- Exercise prompt
Pick out all lines of the entries that include the word "with" and copy them.

━━━ Input records ━━━

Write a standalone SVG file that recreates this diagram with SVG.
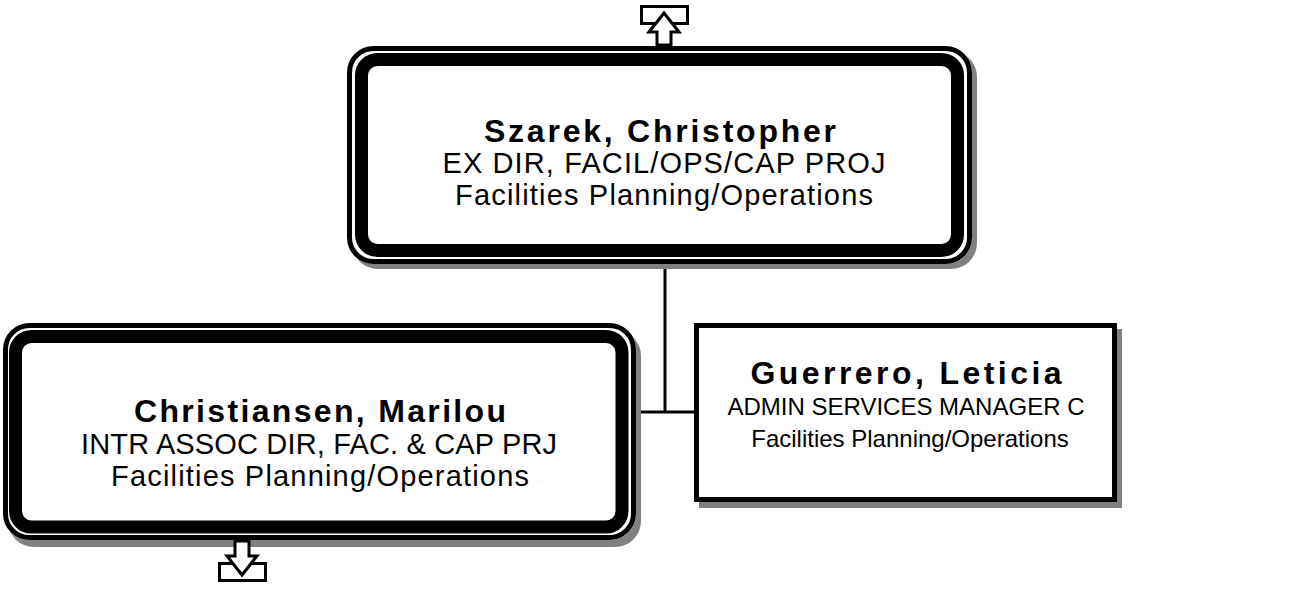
<svg xmlns="http://www.w3.org/2000/svg" width="1289" height="589" viewBox="0 0 1289 589">
<style>
.bg{fill:#fff}
.ring{fill:none;stroke:#000;stroke-width:5}
.band{fill:none;stroke:#000;stroke-width:13}
.shadow{fill:#808080}
.box{fill:#fff;stroke:#000;stroke-width:5}
.name{font-family:"Liberation Sans",Arial,sans-serif;font-weight:bold;font-size:32px;text-anchor:middle;fill:#000}
.line{font-family:"Liberation Sans",Arial,sans-serif;font-size:29px;text-anchor:middle;fill:#000}
.small{font-family:"Liberation Sans",Arial,sans-serif;font-size:24px;text-anchor:middle;fill:#000}
.conn{fill:none;stroke:#000;stroke-width:3}
.arrow{fill:#fff;stroke:#000;stroke-width:3;stroke-linejoin:miter}
</style>
<rect class="bg" x="0" y="0" width="1289" height="589"/>
<g id="connectors">
<line class="conn" x1="665" y1="264" x2="665" y2="413"/>
<line class="conn" x1="636" y1="412" x2="696" y2="412"/>
</g>
<g id="node-szarek">
<rect class="shadow" x="352" y="51" width="625" height="218" rx="26"/>
<rect x="347" y="46" width="625" height="218" rx="26" fill="#fff"/>
<rect class="ring" x="349.5" y="48.5" width="620" height="213" rx="24"/>
<rect class="band" x="361.5" y="59.5" width="596" height="191" rx="16"/>
<text class="name" x="660" y="142" textLength="352" lengthAdjust="spacing">Szarek, Christopher</text>
<text class="line" x="664" y="173" textLength="443" lengthAdjust="spacing">EX DIR, FACIL/OPS/CAP PROJ</text>
<text class="line" x="664" y="205" textLength="418" lengthAdjust="spacing">Facilities Planning/Operations</text>
<rect class="arrow" x="641.5" y="6.5" width="46" height="17"/>
<polygon class="arrow" points="664,13 679,32 671,32 671,45 657,45 657,32 649,32"/>
</g>
<g id="node-christiansen">
<rect class="shadow" x="8" y="330" width="633" height="217" rx="26"/>
<rect x="3" y="323" width="633" height="217" rx="26" fill="#fff"/>
<rect class="ring" x="5.5" y="325.5" width="628" height="212" rx="24"/>
<rect class="band" x="15.5" y="336.5" width="606.5" height="190.5" rx="16"/>
<text class="name" x="320" y="422" textLength="372" lengthAdjust="spacing">Christiansen, Marilou</text>
<text class="line" x="319" y="454" textLength="476" lengthAdjust="spacing">INTR ASSOC DIR, FAC. &amp; CAP PRJ</text>
<text class="line" x="320" y="486" textLength="418" lengthAdjust="spacing">Facilities Planning/Operations</text>
<rect class="arrow" x="219.5" y="563.5" width="46" height="17"/>
<polygon class="arrow" points="242,575 257,556 249,556 249,541 235,541 235,556 227,556"/>
</g>
<g id="node-guerrero">
<rect class="shadow" x="699" y="329" width="423" height="179"/>
<rect class="box" x="696.5" y="325.5" width="418" height="174"/>
<text class="name" x="906" y="384" textLength="311" lengthAdjust="spacing">Guerrero, Leticia</text>
<text class="small" x="906" y="415">ADMIN SERVICES MANAGER C</text>
<text class="small" x="910" y="447">Facilities Planning/Operations</text>
</g>
</svg>
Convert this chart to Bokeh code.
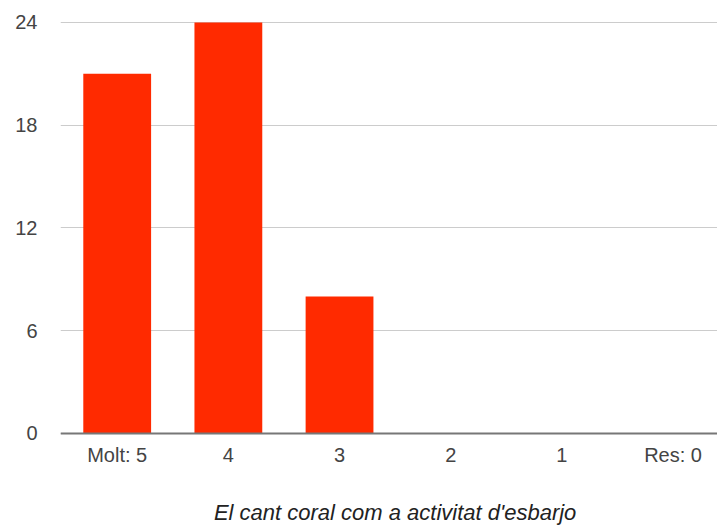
from bokeh.plotting import figure
from bokeh.models import Range1d, FixedTicker, Label
from bokeh.embed import file_html
from bokeh.resources import INLINE

categories = ["Molt: 5", "4", "3", "2", "1", "Res: 0"]
counts = [21, 24, 8, 0, 0, 0]
y_ticks = [0, 6, 12, 18, 24]
x_title = "El cant coral com a activitat d'esbarjo"

xs = list(range(len(categories)))

FONT = "Liberation Sans"

p = figure(width=717, height=526, output_backend="svg", toolbar_location=None,
           x_range=Range1d(-0.51, 5.40), y_range=Range1d(-5.43, 24.58),
           min_border_left=60, min_border_right=0, min_border_top=12, min_border_bottom=0)
p.outline_line_color = None
p.background_fill_color = "white"
p.border_fill_color = "white"

p.vbar(x=xs, top=counts, width=0.61, bottom=0, fill_color="#ff2a00", line_color=None)

# x axis, pinned at y = 0 inside the frame
p.xaxis.fixed_location = 0
p.xaxis.ticker = FixedTicker(ticks=xs)
p.xaxis.major_label_overrides = {i: c for i, c in zip(xs, categories)}
p.xaxis.major_tick_line_color = None
p.xaxis.minor_tick_line_color = None
p.xaxis.major_tick_out = 0
p.xaxis.major_tick_in = 0
p.xaxis.major_label_standoff = 11
p.xaxis.axis_line_color = "#777777"
p.xaxis.axis_line_width = 2
p.xaxis.major_label_text_font = FONT
p.xaxis.major_label_text_font_size = "20px"
p.xaxis.major_label_text_color = "#444444"

# y axis
p.yaxis.ticker = FixedTicker(ticks=y_ticks)
p.yaxis.axis_line_color = None
p.yaxis.major_tick_line_color = None
p.yaxis.minor_tick_line_color = None
p.yaxis.major_tick_out = 0
p.yaxis.major_label_standoff = 23
p.yaxis.major_label_text_font = FONT
p.yaxis.major_label_text_font_size = "20px"
p.yaxis.major_label_text_color = "#444444"

p.xgrid.grid_line_color = None
p.ygrid.ticker = FixedTicker(ticks=y_ticks)
p.ygrid.grid_line_color = "#cccccc"
p.ygrid.grid_line_width = 1

title = Label(x=sum(xs) / len(xs), y=-4.61, text=x_title, text_align="center",
              text_baseline="alphabetic", text_font=FONT, text_font_size="22px",
              text_font_style="italic", text_color="#222222")
p.add_layout(title)

open("out.html", "w").write(file_html(p, INLINE))
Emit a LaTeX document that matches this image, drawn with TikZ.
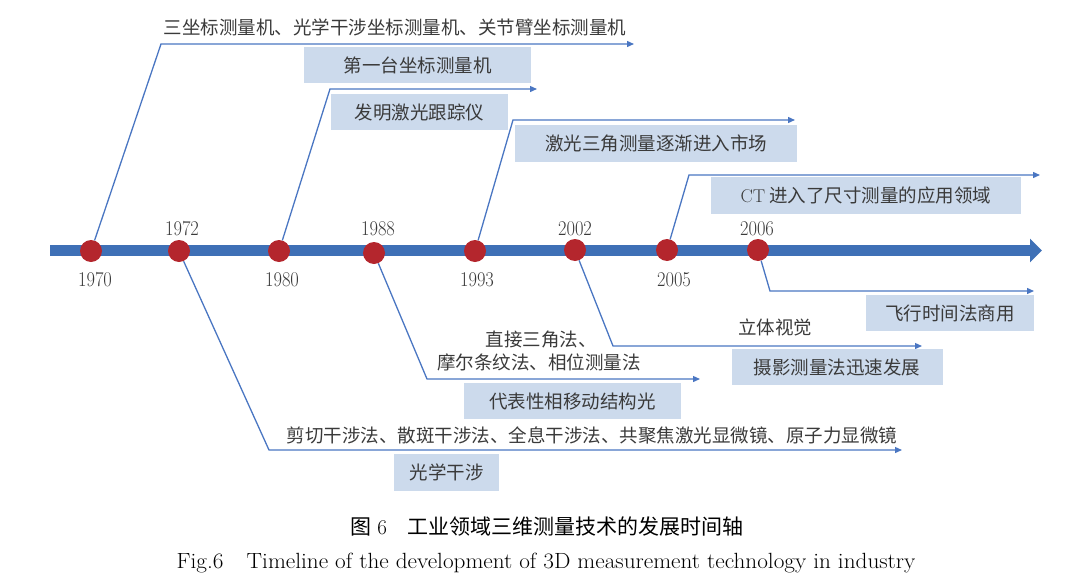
\documentclass[tikz,border=0pt]{standalone}
\usepackage{fontspec}
\usepackage{graphicx}
\newfontfamily\cjk{Noto Sans CJK SC}
\usetikzlibrary{arrows.meta}
\definecolor{tl}{HTML}{3E70B6}
\definecolor{dotred}{HTML}{B4262D}
\definecolor{ln}{HTML}{4A76C2}
\definecolor{boxbg}{HTML}{CCDAEC}
\definecolor{txt}{HTML}{3A3A3A}
\newcommand{\yrtext}[1]{\scalebox{0.88}[1]{#1}}
\tikzset{
  dot/.style={circle, fill=dotred, minimum size=22pt, inner sep=0pt},
  yr/.style={font=\fontsize{21}{24}\selectfont, text=txt, inner sep=0pt},
  conn/.style={draw=ln, line width=1.3pt, -{Triangle[length=7pt,width=6pt]}},
  box/.style={fill=boxbg, inner sep=0pt, font=\cjk\fontsize{18.5}{22}\selectfont, text=txt},
  lbl/.style={inner sep=0pt, font=\cjk\fontsize{18.5}{22}\selectfont, text=txt},
  captxt/.style={inner sep=0pt, font=\fontsize{21}{25}\selectfont, text=black},
  capeng/.style={inner sep=0pt, font=\fontsize{22}{25}\selectfont, text=black},
}
\begin{document}
\begin{tikzpicture}[x=1pt,y=-1pt]
\useasboundingbox (0,0) rectangle (1080,581);
% timeline
\draw[tl, line width=11pt, -{Triangle[length=12pt,width=23pt]}] (50,250.5) -- (1042,250.5);
% dots
\node[dot] (d1970) at (91,251) {};
\node[dot] (d1972) at (179,251) {};
\node[dot] (d1980) at (279,251) {};
\node[dot] (d1988) at (374,253) {};
\node[dot] (d1993) at (475,251) {};
\node[dot] (d2002) at (575,250) {};
\node[dot] (d2005) at (667,250) {};
\node[dot] (d2006) at (758,250) {};
% year labels
\node[yr] (y1970) at (95,280) {\yrtext{1970}};
\node[yr] (y1972) at (182,229) {\yrtext{1972}};
\node[yr] (y1980) at (282,280) {\yrtext{1980}};
\node[yr] (y1988) at (378,229) {\yrtext{1988}};
\node[yr] (y1993) at (477,280) {\yrtext{1993}};
\node[yr] (y2002) at (575,229) {\yrtext{2002}};
\node[yr] (y2005) at (674,280) {\yrtext{2005}};
\node[yr] (y2006) at (757,229) {\yrtext{2006}};
% corner / end coordinates
\coordinate (c1) at (161,44);  \coordinate (e1) at (634,44);
\coordinate (c2) at (330,89);  \coordinate (e2) at (537,89);
\coordinate (c3) at (513,120); \coordinate (e3) at (795,120);
\coordinate (c4) at (689,175); \coordinate (e4) at (1040,175);
\coordinate (c5) at (770,291); \coordinate (e5) at (1034,291);
\coordinate (c6) at (613,346); \coordinate (e6) at (922,346);
\coordinate (c7) at (427,379); \coordinate (e7) at (700,379);
\coordinate (c8) at (269,450); \coordinate (e8) at (902,450);
% connectors
\draw[conn] (d1970) -- (c1) -- (e1);
\draw[conn] (d1980) -- (c2) -- (e2);
\draw[conn] (d1993) -- (c3) -- (e3);
\draw[conn] (d2005) -- (c4) -- (e4);
\draw[conn] (d2006) -- (c5) -- (e5);
\draw[conn] (d2002) -- (c6) -- (e6);
\draw[conn] (d1988) -- (c7) -- (e7);
\draw[conn] (d1972) -- (c8) -- (e8);
% boxes
\node[box, minimum width=227pt, minimum height=36pt] (b1) at (417.5,65) {第一台坐标测量机};
\node[box, minimum width=177pt, minimum height=36pt] (b2) at (419.5,112) {发明激光跟踪仪};
\node[box, minimum width=282pt, minimum height=37pt] (b3) at (656,143.5) {激光三角测量逐渐进入市场};
\node[box, minimum width=310pt, minimum height=37pt] (b4) at (866,195.5) {{\rmfamily CT} 进入了尺寸测量的应用领域};
\node[box, minimum width=168pt, minimum height=36pt] (b5) at (950,313) {飞行时间法商用};
\node[box, minimum width=211pt, minimum height=36pt] (b6) at (837,367) {摄影测量法迅速发展};
\node[box, minimum width=217pt, minimum height=36pt] (b7) at (572.5,401) {代表性相移动结构光};
\node[box, minimum width=105pt, minimum height=37pt] (b8) at (446.5,472.5) {光学干涉};
% free labels
\node[lbl] (t1) at (395,27) {三坐标测量机、光学干涉坐标测量机、关节臂坐标测量机};
\node[lbl] (t6) at (775,327) {立体视觉};
\node[lbl] (t7a) at (541,340) {直接三角法、};
\node[lbl] (t7b) at (539,362) {摩尔条纹法、相位测量法};
\node[lbl] (t8) at (592,435) {剪切干涉法、散斑干涉法、全息干涉法、共聚焦激光显微镜、原子力显微镜};
% caption
\node[captxt] (cap1) at (547,527) {{\cjk 图} 6\quad{\cjk 工业领域三维测量技术的发展时间轴}};
\node[capeng] (cap2) at (546,563) {\scalebox{1.055}[1]{Fig.6\quad Timeline of the development of 3D measurement technology in industry}};
\end{tikzpicture}
\end{document}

━━━

- Output below
Write a standalone SVG file that recreates this diagram with SVG.
Emit a LaTeX document that matches this image, drawn with TikZ.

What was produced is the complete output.